# INSTRUCTIONS FOR THE TASK
From the very first line of the data to the line containing "plt.rcParams['mathtext.fontset'] = 'stix'", retype everything exactly, leaving the pictures behind.

# DATA
- - - - -

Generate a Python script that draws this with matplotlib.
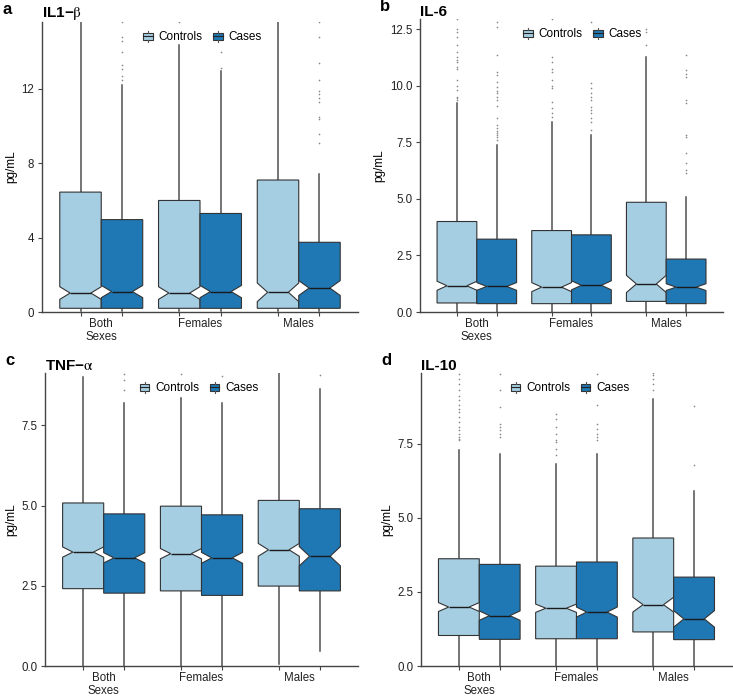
import matplotlib
matplotlib.use('Agg')
import matplotlib.pyplot as plt
from matplotlib.patches import Rectangle, Patch
from matplotlib.lines import Line2D
from matplotlib.legend_handler import HandlerBase

plt.rcParams['font.family'] = ['Liberation Sans', 'DejaVu Sans']
plt.rcParams['mathtext.fontset'] = 'stix'

groups = ['Both\nSexes', 'Females', 'Males']
series = ['Controls', 'Cases']
colors = ['#a6cee3', '#1f78b4']

# box order: Both-Ctrl, Both-Case, Fem-Ctrl, Fem-Case, Male-Ctrl, Male-Case
il1b_q1 = [0.2, 0.2, 0.2, 0.2, 0.2, 0.2]
il1b_med = [1.02, 1.10, 1.02, 1.10, 1.06, 1.29]
il1b_q3 = [6.45, 4.97, 6.0, 5.3, 7.1, 3.75]
il1b_lo = [0.05, 0.05, 0.05, 0.05, 0.05, 0.05]
il1b_hi = [18.0, 12.19, 14.34, 12.96, 18.0, 7.45]
il1b_ci = [0.34, 0.33, 0.34, 0.33, 0.5, 0.4]
il1b_fliers = [[], [15.6, 14.8, 14.6, 14.0, 13.3, 13.05, 12.7, 12.5],
               [15.6], [14.0, 13.1], [],
               [15.6, 14.8, 13.4, 12.5, 11.9, 11.7, 11.5, 11.3, 10.5, 10.4,
                9.55, 9.1]]

il6_q1 = [0.40, 0.37, 0.37, 0.37, 0.47, 0.37]
il6_med = [1.16, 1.13, 1.10, 1.18, 1.24, 1.10]
il6_q3 = [4.0, 3.22, 3.6, 3.41, 4.85, 2.34]
il6_lo = [0.02, 0.02, 0.02, 0.02, 0.02, 0.02]
il6_hi = [9.25, 7.38, 8.4, 7.84, 11.25, 5.07]
il6_ci = [0.2, 0.17, 0.2, 0.2, 0.38, 0.15]
il6_fliers = [[12.93, 12.49, 12.38, 12.16, 11.79, 11.5, 11.25, 11.16, 11.06,
               10.84, 10.76, 10.25, 9.99, 9.81, 9.51, 9.44, 9.37],
              [12.81, 12.6, 11.35, 10.62, 10.47, 10.18, 9.96, 9.78, 9.66,
               9.51, 9.37, 9.1, 8.56, 8.26, 8.12, 8.01, 7.9, 7.82, 7.75, 7.6],
              [12.93, 11.28, 11.06, 10.76, 10.62, 10.25, 9.99, 9.88, 9.29,
               9.0, 8.78, 8.63],
              [12.82, 10.1, 9.88, 9.66, 9.51, 9.37, 9.07, 8.93, 8.78, 8.56,
               8.41, 8.04],
              [12.49, 12.38, 11.79],
              [11.35, 10.69, 10.54, 10.37, 9.37, 9.22, 7.82, 7.75, 7.01, 6.57,
               6.28, 6.16]]

tnf_q1 = [2.41, 2.27, 2.34, 2.20, 2.49, 2.34]
tnf_med = [3.55, 3.37, 3.50, 3.37, 3.62, 3.42]
tnf_q3 = [5.08, 4.74, 4.98, 4.71, 5.16, 4.90]
tnf_lo = [0.0, 0.0, 0.0, 0.0, 0.07, 0.46]
tnf_hi = [9.0, 8.19, 8.36, 8.19, 12.0, 8.64]
tnf_ci = [0.16, 0.16, 0.16, 0.17, 0.2, 0.3]
tnf_fliers = [[], [9.1, 8.9, 8.6], [9.1], [9.05], [], [9.08]]

il10_q1 = [1.03, 0.90, 0.92, 0.92, 1.15, 0.89]
il10_med = [1.99, 1.70, 1.95, 1.82, 2.07, 1.59]
il10_q3 = [3.62, 3.43, 3.37, 3.51, 4.32, 3.0]
il10_lo = [0.0, 0.0, 0.0, 0.0, 0.0, 0.0]
il10_hi = [7.28, 7.17, 6.83, 7.17, 9.02, 5.91]
il10_ci = [0.15, 0.16, 0.14, 0.17, 0.25, 0.28]
il10_fliers = [[9.87, 9.70, 9.53, 9.30, 9.13, 8.97, 8.80, 8.68, 8.57, 8.40,
                8.23, 8.07, 7.95, 7.84, 7.73, 7.67, 7.62],
               [9.87, 9.30, 8.74, 8.18, 8.07, 7.95, 7.84, 7.73],
               [8.52, 8.35, 8.07, 7.84, 7.62, 7.56, 7.33, 7.11],
               [9.87, 8.80, 8.18, 8.01, 7.84, 7.73, 7.62],
               [9.89, 9.81, 9.70, 9.53, 9.30],
               [8.77, 6.77]]


class BoxKey(HandlerBase):
    def create_artists(self, legend, orig, xd, yd, w, h, fs, trans):
        cx = xd + w / 2
        bw = w * 0.95
        r = Rectangle((cx - bw / 2, yd + h * 0.05), bw, h * 0.9,
                      facecolor=orig.get_facecolor(), edgecolor='#333333',
                      lw=0.8, transform=trans)
        m = Line2D([cx - bw / 2, cx + bw / 2], [yd + h / 2] * 2,
                   color='#222222', lw=0.8, transform=trans)
        wt = Line2D([cx, cx], [yd + h * 0.95, yd + h * 1.2],
                    color='#555555', lw=0.8, transform=trans)
        wb = Line2D([cx, cx], [yd - h * 0.2, yd + h * 0.05],
                    color='#555555', lw=0.8, transform=trans)
        return [r, m, wt, wb]


def panel(ax, title, letter, q1, med, q3, lo, hi, ci, fliers, ylim, yticks,
          ytl, legx):
    stats = []
    for i in range(6):
        stats.append(dict(q1=q1[i], med=med[i], q3=q3[i], whislo=lo[i],
                          whishi=hi[i], cilo=med[i] - ci[i],
                          cihi=med[i] + ci[i], fliers=fliers[i]))
    pos = []
    for g in range(3):
        pos += [g + 1 - 0.21, g + 1 + 0.21]
    bp = ax.bxp(stats, positions=pos, widths=0.42, shownotches=True,
                patch_artist=True, showcaps=False,
                boxprops=dict(edgecolor='#333333', lw=0.8),
                whiskerprops=dict(color='#505050', lw=1.1),
                medianprops=dict(color='#1a1a1a', lw=1.0),
                flierprops=dict(marker='o', markersize=1.2,
                                markerfacecolor='#888888',
                                markeredgecolor='none'))
    for i, b in enumerate(bp['boxes']):
        b.set_facecolor(colors[i % 2])
    for w in bp['whiskers']:
        w.set_zorder(0.5)
    ax.set_xlim(0.4, 3.6)
    ax.set_ylim(*ylim)
    ax.set_yticks(yticks)
    ax.set_yticklabels(ytl, fontsize=8.3, color='#222222')
    ax.set_xticks(pos)
    ax.set_xticklabels([''] * 6)
    ax.set_xticks([1, 2, 3], minor=True)
    ax.set_xticklabels(groups, minor=True, fontsize=8.3, color='#222222',
                       linespacing=1.2)
    ax.tick_params(axis='x', which='minor', length=0, pad=4)
    ax.tick_params(axis='x', which='major', length=3, color='#444444')
    ax.tick_params(axis='y', length=3, color='#444444', pad=2.5)
    ax.set_ylabel('pg/mL', fontsize=8.5, labelpad=3)
    for s in ['top', 'right']:
        ax.spines[s].set_visible(False)
    for s in ['left', 'bottom']:
        ax.spines[s].set_color('#444444')
        ax.spines[s].set_linewidth(1.0)
    ax.set_title(title, loc='left', fontsize=11, fontweight='bold', pad=2,
                 x=0.0)
    handles = [Patch(facecolor=colors[0]), Patch(facecolor=colors[1])]
    ax.legend(handles, series, loc='upper center',
              bbox_to_anchor=(legx, 1.005), ncol=2, frameon=False,
              fontsize=8.5, handlelength=0.85, handleheight=0.65,
              handletextpad=0.45, columnspacing=0.9,
              handler_map={Patch: BoxKey()})
    ax.figure.text(ax.get_position().x0 - 0.054, ax.get_position().y1 + 0.012,
                   letter, fontsize=12, fontweight='bold')


fig = plt.figure(figsize=(7.33, 6.96), dpi=100)
ax_a = fig.add_axes([0.0573, 0.5517, 0.4311, 0.4167])
ax_b = fig.add_axes([0.573, 0.5517, 0.4134, 0.4210])
ax_c = fig.add_axes([0.0614, 0.0431, 0.4270, 0.4210])
ax_d = fig.add_axes([0.5743, 0.0431, 0.4243, 0.4210])

panel(ax_a, 'IL1−' + r'$\mathrm{\beta}$', 'a', il1b_q1, il1b_med, il1b_q3,
      il1b_lo, il1b_hi, il1b_ci, il1b_fliers, (0, 15.6), [0, 4, 8, 12],
      ['0', '4', '8', '12'], 0.508)
panel(ax_b, 'IL-6', 'b', il6_q1, il6_med, il6_q3, il6_lo, il6_hi, il6_ci,
      il6_fliers, (0, 12.95), [0, 2.5, 5, 7.5, 10, 12.5],
      ['0.0', '2.5', '5.0', '7.5', '10.0', '12.5'], 0.535)
panel(ax_c, 'TNF−' + r'$\mathrm{\alpha}$', 'c', tnf_q1, tnf_med, tnf_q3,
      tnf_lo, tnf_hi, tnf_ci, tnf_fliers, (0, 9.13), [0, 2.5, 5, 7.5],
      ['0.0', '2.5', '5.0', '7.5'], 0.492)
panel(ax_d, 'IL-10', 'd', il10_q1, il10_med, il10_q3, il10_lo, il10_hi,
      il10_ci, il10_fliers, (0, 9.89), [0, 2.5, 5, 7.5],
      ['0.0', '2.5', '5.0', '7.5'], 0.479)

fig.savefig('out.png', dpi=100)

- - - - -

# WRITTEN REPLY
Generate a Python script that draws this with matplotlib.
import matplotlib
matplotlib.use('Agg')
import matplotlib.pyplot as plt
from matplotlib.patches import Rectangle, Patch
from matplotlib.lines import Line2D
from matplotlib.legend_handler import HandlerBase

plt.rcParams['font.family'] = ['Liberation Sans', 'DejaVu Sans']
plt.rcParams['mathtext.fontset'] = 'stix'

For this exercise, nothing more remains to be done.